Karen Walker, dental hygienist and trainer, reminds us of the pivotal role played by dental hygienists and therapists in a modern practice, and gives us a taster of how she aims to empower them to be recognised as autonomous practitioners
The role of the dental hygienist and therapist in a general dental practice can be a tricky path to tread. Rarely involved in practice management decisions or in control of a budget, it can often feel that we are not valued as autonomous practitioners. This stasis is a source of great frustration to me personally, and I believe a missed opportunity for dental practices, as many fail to take advantage of the added value a fully integrated hygiene and therapy service can bring.

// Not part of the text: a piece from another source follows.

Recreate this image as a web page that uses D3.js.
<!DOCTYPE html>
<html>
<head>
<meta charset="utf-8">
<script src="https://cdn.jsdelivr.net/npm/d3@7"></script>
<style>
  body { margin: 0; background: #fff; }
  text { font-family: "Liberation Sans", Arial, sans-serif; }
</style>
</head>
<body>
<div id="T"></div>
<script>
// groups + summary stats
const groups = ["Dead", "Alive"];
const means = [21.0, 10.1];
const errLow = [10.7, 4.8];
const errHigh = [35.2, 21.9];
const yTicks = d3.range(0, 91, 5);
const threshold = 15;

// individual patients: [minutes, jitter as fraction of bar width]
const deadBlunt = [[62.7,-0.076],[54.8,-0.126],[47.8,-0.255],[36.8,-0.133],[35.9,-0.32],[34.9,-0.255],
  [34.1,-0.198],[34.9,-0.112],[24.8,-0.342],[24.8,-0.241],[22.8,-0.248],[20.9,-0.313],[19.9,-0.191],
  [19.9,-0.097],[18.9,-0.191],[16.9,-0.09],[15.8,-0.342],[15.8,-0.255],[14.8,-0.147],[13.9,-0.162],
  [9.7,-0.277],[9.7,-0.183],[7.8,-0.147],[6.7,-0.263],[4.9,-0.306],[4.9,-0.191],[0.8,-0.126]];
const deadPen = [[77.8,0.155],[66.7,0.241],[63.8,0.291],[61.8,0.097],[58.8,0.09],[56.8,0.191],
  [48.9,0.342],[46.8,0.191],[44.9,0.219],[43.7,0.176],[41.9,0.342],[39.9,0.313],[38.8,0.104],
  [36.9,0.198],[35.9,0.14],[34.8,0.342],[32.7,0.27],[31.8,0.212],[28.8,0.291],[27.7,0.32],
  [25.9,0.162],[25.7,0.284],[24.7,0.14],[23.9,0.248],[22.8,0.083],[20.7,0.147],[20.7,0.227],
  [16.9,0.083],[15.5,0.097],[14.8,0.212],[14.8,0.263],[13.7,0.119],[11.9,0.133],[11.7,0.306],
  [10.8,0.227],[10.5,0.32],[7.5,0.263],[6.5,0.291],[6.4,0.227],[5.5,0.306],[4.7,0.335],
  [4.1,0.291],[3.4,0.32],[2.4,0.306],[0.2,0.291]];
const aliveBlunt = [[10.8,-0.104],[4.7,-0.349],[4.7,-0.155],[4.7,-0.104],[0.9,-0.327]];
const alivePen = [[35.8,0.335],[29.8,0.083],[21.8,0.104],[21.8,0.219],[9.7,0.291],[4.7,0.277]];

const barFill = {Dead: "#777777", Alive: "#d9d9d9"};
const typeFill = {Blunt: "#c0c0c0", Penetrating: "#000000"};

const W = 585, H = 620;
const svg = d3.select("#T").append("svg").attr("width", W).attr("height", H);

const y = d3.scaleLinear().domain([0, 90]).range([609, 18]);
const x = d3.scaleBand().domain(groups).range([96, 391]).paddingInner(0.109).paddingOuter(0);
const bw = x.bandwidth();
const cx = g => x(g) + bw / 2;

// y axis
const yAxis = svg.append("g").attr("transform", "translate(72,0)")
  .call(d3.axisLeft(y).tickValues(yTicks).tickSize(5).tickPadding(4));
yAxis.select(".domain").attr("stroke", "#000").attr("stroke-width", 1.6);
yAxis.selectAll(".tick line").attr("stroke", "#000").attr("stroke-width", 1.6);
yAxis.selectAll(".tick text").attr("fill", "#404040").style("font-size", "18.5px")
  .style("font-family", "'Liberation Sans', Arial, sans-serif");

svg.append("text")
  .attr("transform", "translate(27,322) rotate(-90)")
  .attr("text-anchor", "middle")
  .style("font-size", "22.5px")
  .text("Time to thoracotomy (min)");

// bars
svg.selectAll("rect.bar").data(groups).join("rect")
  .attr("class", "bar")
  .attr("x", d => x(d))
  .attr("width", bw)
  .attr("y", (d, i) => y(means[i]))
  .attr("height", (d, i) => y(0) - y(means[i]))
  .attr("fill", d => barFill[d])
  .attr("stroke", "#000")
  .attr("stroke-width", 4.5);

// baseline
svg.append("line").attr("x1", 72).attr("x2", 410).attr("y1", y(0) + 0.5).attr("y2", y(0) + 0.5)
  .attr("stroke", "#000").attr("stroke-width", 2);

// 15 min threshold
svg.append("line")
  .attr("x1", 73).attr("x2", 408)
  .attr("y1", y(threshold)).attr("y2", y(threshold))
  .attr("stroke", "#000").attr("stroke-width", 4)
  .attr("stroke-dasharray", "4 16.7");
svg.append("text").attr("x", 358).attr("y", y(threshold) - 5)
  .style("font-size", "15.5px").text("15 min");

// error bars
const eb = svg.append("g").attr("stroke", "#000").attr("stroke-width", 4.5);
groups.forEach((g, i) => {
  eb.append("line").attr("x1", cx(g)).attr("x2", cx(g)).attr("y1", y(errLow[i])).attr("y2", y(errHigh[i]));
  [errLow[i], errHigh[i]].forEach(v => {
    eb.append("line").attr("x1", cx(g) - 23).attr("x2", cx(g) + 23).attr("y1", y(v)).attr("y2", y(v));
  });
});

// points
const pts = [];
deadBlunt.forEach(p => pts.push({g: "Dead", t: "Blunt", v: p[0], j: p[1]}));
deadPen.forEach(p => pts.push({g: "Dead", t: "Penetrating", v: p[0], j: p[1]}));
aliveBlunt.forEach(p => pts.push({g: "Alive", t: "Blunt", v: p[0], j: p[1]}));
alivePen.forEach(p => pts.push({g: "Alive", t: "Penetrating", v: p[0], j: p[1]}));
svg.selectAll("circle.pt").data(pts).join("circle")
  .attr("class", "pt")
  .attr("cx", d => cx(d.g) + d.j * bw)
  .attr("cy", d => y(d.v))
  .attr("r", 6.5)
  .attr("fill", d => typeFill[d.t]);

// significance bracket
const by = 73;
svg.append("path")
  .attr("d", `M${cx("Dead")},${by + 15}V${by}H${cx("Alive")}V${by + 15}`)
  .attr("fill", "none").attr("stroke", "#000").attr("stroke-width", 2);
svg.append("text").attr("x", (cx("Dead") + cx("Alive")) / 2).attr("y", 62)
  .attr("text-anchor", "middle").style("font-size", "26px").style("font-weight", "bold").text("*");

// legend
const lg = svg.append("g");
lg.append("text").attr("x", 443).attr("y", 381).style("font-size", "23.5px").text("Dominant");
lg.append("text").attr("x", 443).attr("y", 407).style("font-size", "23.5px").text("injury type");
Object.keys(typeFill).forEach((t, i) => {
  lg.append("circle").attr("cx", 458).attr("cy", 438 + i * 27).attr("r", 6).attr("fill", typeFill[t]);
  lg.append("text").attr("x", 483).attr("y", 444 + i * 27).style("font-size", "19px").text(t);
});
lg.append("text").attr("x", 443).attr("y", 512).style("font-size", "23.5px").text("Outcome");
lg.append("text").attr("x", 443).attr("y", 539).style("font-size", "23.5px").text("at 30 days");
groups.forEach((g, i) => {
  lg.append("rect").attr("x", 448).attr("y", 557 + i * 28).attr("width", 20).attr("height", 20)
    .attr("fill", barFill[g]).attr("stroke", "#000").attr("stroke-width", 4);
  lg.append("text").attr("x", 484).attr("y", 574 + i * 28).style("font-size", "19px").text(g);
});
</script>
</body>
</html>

The role of a dental hygienist and therapist is multi-faceted and we can add value in many different ways; obviously the promotion of good oral health with the education and prevention of dental diseases is at the forefront of every aspect of our careers. However, our remit also extends to implant maintenance, tooth whitening, routine restorations in both deciduous and permanent dentitions and the less tangible but equally important areas of patient communication and education, through which we add an extra dimension to the patient-practice relationship. When dental hygienist and therapists are truly integrated into the practice team, they become central to its daily operations, forging mutually beneficial relationships with patients through regular appointments.

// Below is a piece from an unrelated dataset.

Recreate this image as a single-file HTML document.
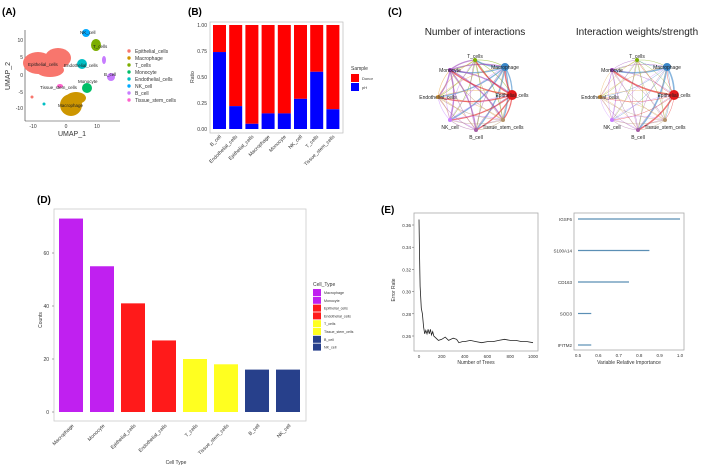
<!DOCTYPE html>
<html><head><meta charset="utf-8"><style>
body{margin:0;background:#fff}
svg{display:block;font-family:"Liberation Sans",sans-serif}
</style></head><body>
<svg id="fig" width="709" height="468" viewBox="0 0 709 468">
<!-- Panel labels -->
<text x="2" y="15" font-size="10" font-weight="bold">(A)</text>
<text x="188" y="15" font-size="10" font-weight="bold">(B)</text>
<text x="388" y="15" font-size="10" font-weight="bold">(C)</text>
<text x="37" y="203" font-size="10" font-weight="bold">(D)</text>
<text x="381" y="213" font-size="10" font-weight="bold">(E)</text>

<!-- Panel A UMAP -->
<g id="umap">
<line x1="25" y1="30" x2="25" y2="121" stroke="#333" stroke-width="0.6"/>
<line x1="25" y1="121" x2="120" y2="121" stroke="#333" stroke-width="0.6"/>
<ellipse cx="38" cy="63" rx="15" ry="11" fill="#F8766D"/>
<ellipse cx="58" cy="58" rx="13" ry="10" fill="#F8766D"/>
<ellipse cx="50" cy="70" rx="14" ry="7" fill="#F8766D"/>
<ellipse cx="71" cy="105" rx="11" ry="11" fill="#CD9600"/>
<ellipse cx="76" cy="98" rx="10" ry="6" fill="#CD9600"/>
<ellipse cx="96" cy="45" rx="5" ry="6" fill="#7CAE00"/>
<ellipse cx="86" cy="33" rx="4" ry="4" fill="#00A9FF"/>
<ellipse cx="82" cy="64" rx="5" ry="5" fill="#00BFC4"/>
<ellipse cx="87" cy="88" rx="5" ry="5" fill="#00BE67"/>
<ellipse cx="111" cy="77" rx="4" ry="4" fill="#C77CFF"/>
<ellipse cx="104" cy="60" rx="2" ry="4" fill="#C77CFF"/>
<ellipse cx="60" cy="86" rx="3" ry="2" fill="#FF61CC"/>
<circle cx="32" cy="97" r="1.5" fill="#F8766D"/><circle cx="44" cy="104" r="1.5" fill="#00BFC4"/>
<g font-size="4.5" fill="#222">
<text x="28" y="66">Epithelial_cells</text><text x="58" y="107">Macrophage</text>
<text x="93" y="48">T_cells</text><text x="80" y="34">NK_cell</text>
<text x="64" y="67">Endothelial_cells</text><text x="78" y="83">Monocyte</text>
<text x="104" y="76">B_cell</text><text x="40" y="89">Tissue_stem_cells</text>
</g>
<g font-size="5" fill="#333" text-anchor="end">
<text x="23" y="42">10</text><text x="23" y="59">5</text><text x="23" y="77">0</text><text x="23" y="94">-5</text><text x="23" y="110">-10</text>
</g>
<g font-size="5" fill="#333" text-anchor="middle">
<text x="33" y="128">-10</text><text x="66" y="128">0</text><text x="97" y="128">10</text>
</g>
<text x="72" y="136" font-size="7" text-anchor="middle" fill="#333">UMAP_1</text>
<text transform="translate(10,76) rotate(-90)" font-size="7" text-anchor="middle" fill="#333">UMAP_2</text>
<g font-size="5" fill="#333">
<circle cx="129" cy="51" r="1.7" fill="#F8766D"/><text x="135" y="53">Epithelial_cells</text>
<circle cx="129" cy="58" r="1.7" fill="#CD9600"/><text x="135" y="60">Macrophage</text>
<circle cx="129" cy="65" r="1.7" fill="#7CAE00"/><text x="135" y="67">T_cells</text>
<circle cx="129" cy="72" r="1.7" fill="#00BE67"/><text x="135" y="74">Monocyte</text>
<circle cx="129" cy="79" r="1.7" fill="#00BFC4"/><text x="135" y="81">Endothelial_cells</text>
<circle cx="129" cy="86" r="1.7" fill="#00A9FF"/><text x="135" y="88">NK_cell</text>
<circle cx="129" cy="93" r="1.7" fill="#C77CFF"/><text x="135" y="95">B_cell</text>
<circle cx="129" cy="100" r="1.7" fill="#FF61CC"/><text x="135" y="102">Tissue_stem_cells</text>
</g>
</g>

<g id="panelB"></g>
<g id="panelC"></g>
<g id="panelD"></g>
<g id="panelE1"></g>
<g id="panelE2"></g>
</svg>
<script>
const NS="http://www.w3.org/2000/svg";
function mk(parent,tag,attrs,txt){const e=document.createElementNS(NS,tag);for(const k in attrs)e.setAttribute(k,attrs[k]);if(txt!==undefined)e.textContent=txt;parent.appendChild(e);return e;}

/* Panel B data */
const bCategories=["B_cell","Endothelial_cells","Epithelial_cells","Macrophage","Monocyte","NK_cell","T_cells","Tissue_stem_cells"];
const bPH=[0.74,0.22,0.05,0.15,0.15,0.29,0.55,0.19];
const bTicks=[0,0.25,0.5,0.75,1.0];
const bTickLabels=["0.00","0.25","0.50","0.75","1.00"];

/* Panel D data */
const dCategories=["Macrophage","Monocyte","Epithelial_cells","Endothelial_cells","T_cells","Tissue_stem_cells","B_cell","NK_cell"];
const dCounts=[73,55,41,27,20,18,16,16];
const dColors=["#C020F0","#C020F0","#FF1A1A","#FF1A1A","#FFFF20","#FFFF20","#27408B","#27408B"];
const dTicks=[0,20,40,60];

/* Panel E data */
const eTrees=[0,5,10,20,30,40,50,60,70,80,90,100,110,120,130,150,170,200,230,260,300,330,350,380,400,450,500,550,600,650,700,750,800,850,900,950,1000];
const eError=[0.365,0.33,0.305,0.285,0.28,0.268,0.262,0.265,0.262,0.266,0.262,0.266,0.261,0.264,0.260,0.258,0.256,0.257,0.259,0.256,0.258,0.257,0.254,0.255,0.255,0.256,0.255,0.254,0.255,0.255,0.256,0.257,0.256,0.256,0.255,0.255,0.254];
const eXTicks=[0,200,400,600,800,1000];
const eYTicks=[0.26,0.28,0.30,0.32,0.34,0.36];
const impGenes=["IGSF6","S100A14","CD163","SOD3","IFITM2"];
const impValues=[1.0,0.85,0.75,0.565,0.565];
const impTicks=[0.5,0.6,0.7,0.8,0.9,1.0];

/* ---- Panel B ---- */
(function(){
const g=document.getElementById('panelB');
const L=210,R=343,T=22,B=133;
const y=v=>129-v*(129-25);
const x0=213,step=16.2,bw=13;
mk(g,'rect',{x:L,y:T,width:R-L,height:B-T,fill:'#fff',stroke:'#bbb','stroke-width':0.7});
bTicks.forEach((t,i)=>{mk(g,'text',{x:L-3,y:y(t)+2,'font-size':5,'text-anchor':'end',fill:'#333'},bTickLabels[i]);});
bCategories.forEach((c,i)=>{
  const x=x0+i*step;
  const r=mk(g,'rect',{x:x,y:y(1),width:bw,height:y(bPH[i])-y(1),fill:'#FF0000'});
  
  
  const b=mk(g,'rect',{x:x,y:y(bPH[i]),width:bw,height:y(0)-y(bPH[i]),fill:'#0000FF'});
  
  
  mk(g,'text',{transform:`translate(${x+bw/2+2},${B+4}) rotate(-45)`,'font-size':5,'text-anchor':'end',fill:'#333'},c);
});
mk(g,'text',{transform:'translate(194,77) rotate(-90)','font-size':5,'text-anchor':'middle',fill:'#333'},'Ratio');
mk(g,'text',{x:351,y:70,'font-size':5,fill:'#333'},'Sample');
mk(g,'rect',{x:351,y:74,width:8,height:8,fill:'#FF0000'});
mk(g,'rect',{x:351,y:83,width:8,height:8,fill:'#0000FF'});
mk(g,'text',{x:362,y:80,'font-size':4,fill:'#333'},'Donor');
mk(g,'text',{x:362,y:89,'font-size':4,fill:'#333'},'pH');
})();

/* ---- Panel C ---- */
(function(){
const g=document.getElementById('panelC');
const names=["T_cells","Macrophage","Monocyte","Endothelial_cells","Epithelial_cells","NK_cell","B_cell","Tissue_stem_cells"];
const cols=["#7CAE00","#3A86C8","#9A3FB5","#E8A33D","#E41A1C","#C77CFF","#A65FA5","#B5936B"];
const pts=[[475,60],[505,67],[450,70],[438,97],[512,95],[450,120],[476,130],[503,120]];
const titles=["Number of interactions","Interaction weights/strength"];
[0,162].forEach((dx,k)=>{
  mk(g,'text',{x:475+dx,y:35,'font-size':10,'text-anchor':'middle',fill:'#222'},titles[k]);
  for(let i=0;i<pts.length;i++)for(let j=0;j<pts.length;j++){ if(i===j)continue;
    const [x1,y1]=pts[i],[x2,y2]=pts[j];
    const mx=(x1+x2)/2+(y2-y1)*0.15,my=(y1+y2)/2-(x2-x1)*0.15;
    const w=(k===0)?((i===1||i===4||i===2)?1.3:0.6):((i===4||i===1)&&(j===4||j===6||j===2)?1.6:0.5);
    mk(g,'path',{d:`M${x1+dx},${y1} Q${mx+dx},${my} ${x2+dx},${y2}`,fill:'none',stroke:cols[i],'stroke-width':w,opacity:0.6});
  }
  pts.forEach((p,i)=>{
    const r=(i===4)?5:(i===1?4:2);
    mk(g,'circle',{cx:p[0]+dx,cy:p[1],r:r,fill:cols[i]});
    mk(g,'text',{x:p[0]+dx,y:p[1]+(i===0?-2:(i>=5?9:2)),'font-size':5,'text-anchor':'middle',fill:'#222'},names[i]);
  });
});
})();

/* ---- Panel D ---- */
(function(){
const g=document.getElementById('panelD');
const L=54,R=306,T=209,B=421;
const y=v=>412-v*2.65;
const x0=59,step=31,bw=24;
mk(g,'rect',{x:L,y:T,width:R-L,height:B-T,fill:'#fff',stroke:'#ccc','stroke-width':0.8});
dTicks.forEach(t=>{mk(g,'text',{x:L-5,y:y(t)+2,'font-size':5,'text-anchor':'end',fill:'#333'},String(t));
  mk(g,'line',{x1:L-2,x2:L,y1:y(t),y2:y(t),stroke:'#555','stroke-width':0.5});});
dCategories.forEach((c,i)=>{
  const x=x0+i*step;
  const r=mk(g,'rect',{x:x,y:y(dCounts[i]),width:bw,height:y(0)-y(dCounts[i]),fill:dColors[i]});
  
  
  mk(g,'text',{transform:`translate(${x+bw/2+3},${B+5}) rotate(-45)`,'font-size':5,'text-anchor':'end',fill:'#333'},c);
});
mk(g,'text',{x:176,y:464,'font-size':5,'text-anchor':'middle',fill:'#333'},'Cell Type');
mk(g,'text',{transform:'translate(42,320) rotate(-90)','font-size':5,'text-anchor':'middle',fill:'#333'},'Counts');
mk(g,'text',{x:313,y:286,'font-size':5,fill:'#333'},'Cell_Type');
const legNames=["Macrophage","Monocyte","Epithelial_cells","Endothelial_cells","T_cells","Tissue_stem_cells","B_cell","NK_cell"];
legNames.forEach((n,i)=>{
  mk(g,'rect',{x:313,y:289+i*7.8,width:8,height:7,fill:dColors[i]});
  mk(g,'text',{x:324,y:294+i*7.8,'font-size':3.6,fill:'#333'},n);
});
})();

/* ---- Panel E left ---- */
(function(){
const g=document.getElementById('panelE1');
const L=414,R=538,T=213,B=351;
const x=v=>419+v*0.114;
const y=v=>336-(v-0.26)*1110;
mk(g,'rect',{x:L,y:T,width:R-L,height:B-T,fill:'#fff',stroke:'#aaa','stroke-width':0.8});
eYTicks.forEach(t=>{mk(g,'text',{x:L-3,y:y(t)+2,'font-size':4.5,'text-anchor':'end',fill:'#333'},t.toFixed(2));
  mk(g,'line',{x1:L-2,x2:L,y1:y(t),y2:y(t),stroke:'#555','stroke-width':0.5});});
eXTicks.forEach(t=>{mk(g,'text',{x:x(t),y:B+7,'font-size':4.5,'text-anchor':'middle',fill:'#333'},String(t));});
let d='';eTrees.forEach((t,i)=>{d+=(i?'L':'M')+x(t).toFixed(1)+','+y(eError[i]).toFixed(1);});
const p=mk(g,'path',{d:d,fill:'none',stroke:'#222','stroke-width':0.8});


mk(g,'text',{x:476,y:364,'font-size':5,'text-anchor':'middle',fill:'#333'},'Number of Trees');
mk(g,'text',{transform:'translate(395,290) rotate(-90)','font-size':5,'text-anchor':'middle',fill:'#333'},'Error Rate');
})();

/* ---- Panel E right ---- */
(function(){
const g=document.getElementById('panelE2');
const L=574,R=684,T=213,B=350;
const x=v=>578+(v-0.5)*204;
const rowY=i=>219+i*31.5;
mk(g,'rect',{x:L,y:T,width:R-L,height:B-T,fill:'#fff',stroke:'#aaa','stroke-width':0.8});
impGenes.forEach((gn,i)=>{
  const l=mk(g,'line',{x1:x(0.5),x2:x(impValues[i]),y1:rowY(i),y2:rowY(i),stroke:'#5b8fb5','stroke-width':1.2});
  
  
  mk(g,'text',{x:L-2,y:rowY(i)+2,'font-size':4.5,'text-anchor':'end',fill:'#333'},gn);
});
impTicks.forEach(t=>{mk(g,'text',{x:x(t),y:B+7,'font-size':4.5,'text-anchor':'middle',fill:'#333'},t.toFixed(1));});
mk(g,'text',{x:629,y:364,'font-size':5,'text-anchor':'middle',fill:'#333'},'Variable Relative Importance');
})();
</script>
</body></html>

So, I ask myself, when our role is so pivotal, why is it often so difficult to make our voice heard?
You’ve got the power
I meet a lot of hygienists and therapists in clinical practice and in my role as lecturer who mention the frustrations they feel in their practices where they often struggle to be heard. Many find it hard to get budget approved for new equipment or replacement parts, which limits their ability to provide the standard of care they wish to achieve for their patients. This also compromises their own professional satisfaction in their quest to forge successful and meaningful careers.
I feel that it is possible to change the way we are so often perceived within the practices we contribute so much to. It begins with having the confidence and belief in ourselves as clinicians, enabling us to fluently articulate our obligations and requirements to ensure that the level of professionalism within our careers is achieved and maintained, and to do that we must become empowered.
We know that practice owners have a huge workload, including complying with CQC and GDC guidelines, running a business, managing employees, buildings and facilities maintenance – the list goes on. It stands to reason that they will appreciate a colleague who has a ready-made solution to a problem, or a costed plan for a new piece of equipment that clearly demonstrates the benefits of purchasing and the expected return on investment. A proactive approach and practical solution can have powerfully positive results.
Empowering the hygienist
It’s strategies like these that I teach: simple, realistic solutions with the aim of enhancing the quality of the dental hygienist’s working environment to ultimately provide job satisfaction and support for their clinical achievements.
I encourage an open and honest dialogue with the delegates as we share and reflect on different ideas and discuss different strategies, including tools to enhance professional development in line with the GDC’s new guidelines on personal development plans. Since many of us are self-employed and peripatetic, we also look at the options for investing in equipment and how this can be achieved.
My aim is for you to have an invigorated approach to life as a dental hygienist, feeling renewed and reassured as well as being able to execute the practical advice learnt on the course, indeed ’empowering’ the delegate to ensure a successful, long and fulfilling career as an autonomous clinician within our rewarding profession.